El libro de los Hechos es el Éxodo del Nuevo Testamento. Aquí vemos a Dios sacando a su Iglesia del mundo, al principio de la dispensación de la gracia, y obrando señales y maravillas por mano de los apóstoles. Estas maravillas y señales también están en armonía con el carácter de la dispensación que introducen. Son obras de carácter benéfico, y también han quedado como un testimonio histórico en el libro histórico del Nuevo Testamento. Estas eran además señales de apóstoles para confirmar su predicación y autenticar su apostolado. Los doce apóstoles originales fueron enviados a la circuncisión (los judíos) y su apostolado y su predicación fueron confirmados por maravillas y milagros (Gálatas 2:6-9; Hebreos 2:3-4).

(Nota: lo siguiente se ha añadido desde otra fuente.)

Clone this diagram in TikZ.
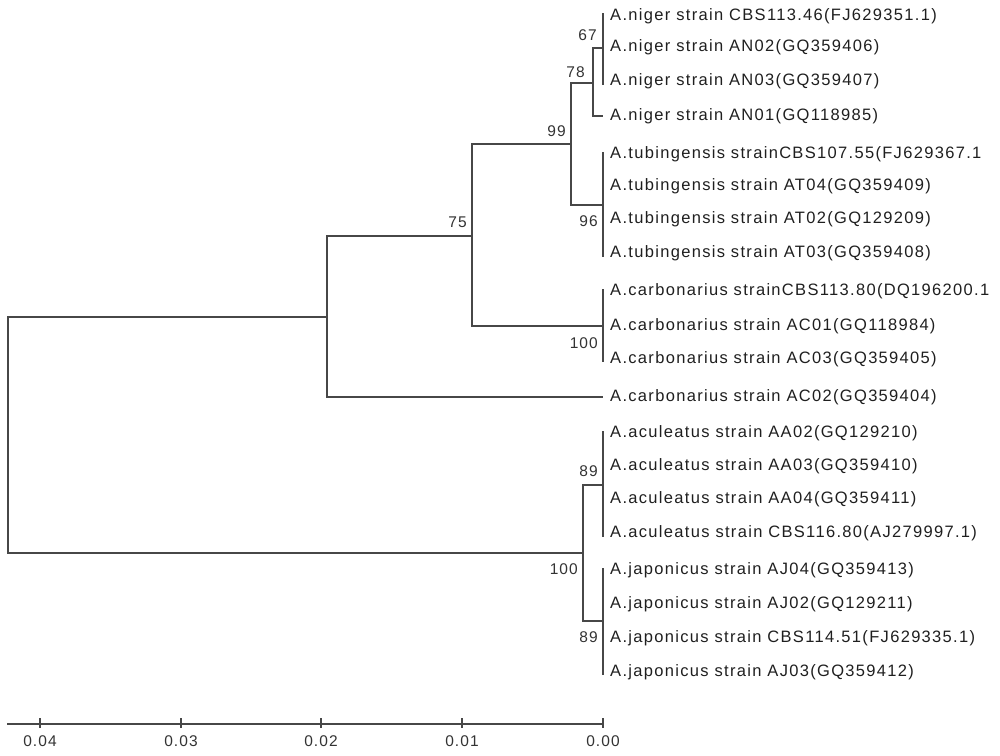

Ya sabemos que Pablo fue escogido para el apostolado entre los gentiles (la incircuncisión). Su apostolado también fue confirmado, aunque escogido el último, por señales (Romanos 15:15-19). El apostolado de Pablo fue puesto en duda o menospreciado por los Corintios y él apela a las señales de apóstol que en él se manifestaron, como en los doce, para autenticarlo (2 Corintios 12:11-12). “En nada he sigo menos que aquellos grandes apóstoles”, dijo él.

Hemos demostrado por las Escrituras que estas eran señales de apóstol y confirmativas de la predicación para establecer el cristianismo en el mundo. Una vez que el cristianismo fue establecido definitivamente en el mundo como una cosa de origen divino, cesaron estas señales y estas maravillas.

Al fin de la era apostólica ya habían cesado estas obras. Pablo tenía un aguijón en la carne, una enfermedad. Oró tres veces al Señor que se la quitase y el Señor contestó: “Bástate mi gracia”. Aquella dolencia física era una gran bendición para Pablo (2 Corintios 12:7-9). Epafrodito fue a Roma desde Filipos a llevar una ofrenda de los filipenses al apóstol Pablo, que estaba preso, y allí enfermó gravemente. La enfermedad corrió su curso natural hasta el restablecimiento. Epafrodito no fue objeto de un milagro de sanidad por parte del apóstol (Filipenses 2:25-30).

Timoteo era un joven enfermizo. Estaba siempre enfermo y padecía del estómago. Pablo, antes que hacer un milagro en él, le recetó un remedio para su enfermedad (1 Timoteo 5:23). Trófimo, un siervo de Dios y compañero útil de Pablo en el ministerio. Tuvo que ser dejado por el apóstol enfermo en Mileto. Tampoco fue objeto de un milagro de sanidad por parte de Pablo (2 Timoteo 4:20).

Al principio de la era apostólica, leemos en los Hechos 19 que sudarios y pañuelos que habían estado en contacto con el cuerpo de Pablo eran llevados a los enfermos y les sanaban. Al fin del ministerio de Pablo, estas virtudes habían cesado en él como puede verse muy bien por los casos precedentemente citados.

Yo no niego que el Señor, cuando esta es su voluntad, sana milagrosamente a su pueblo en respuesta a la oración de fe. Pero esto es muy distinto a que se levante un hombre diciendo que tiene el don de sanidad —según se manifestaba por medio de los apóstoles— invitando a todos los enfermos para ser sanados. Para esto último no hay garantía alguna en la Palabra.

La salud del cuerpo es una bendición temporal. El Señor está haciendo una obra más importante hoy, salvando las almas por la predicación del Evangelio.

Esta es una bendición eterna. El mayor milagro es el cambio de un pecador en una nueva criatura.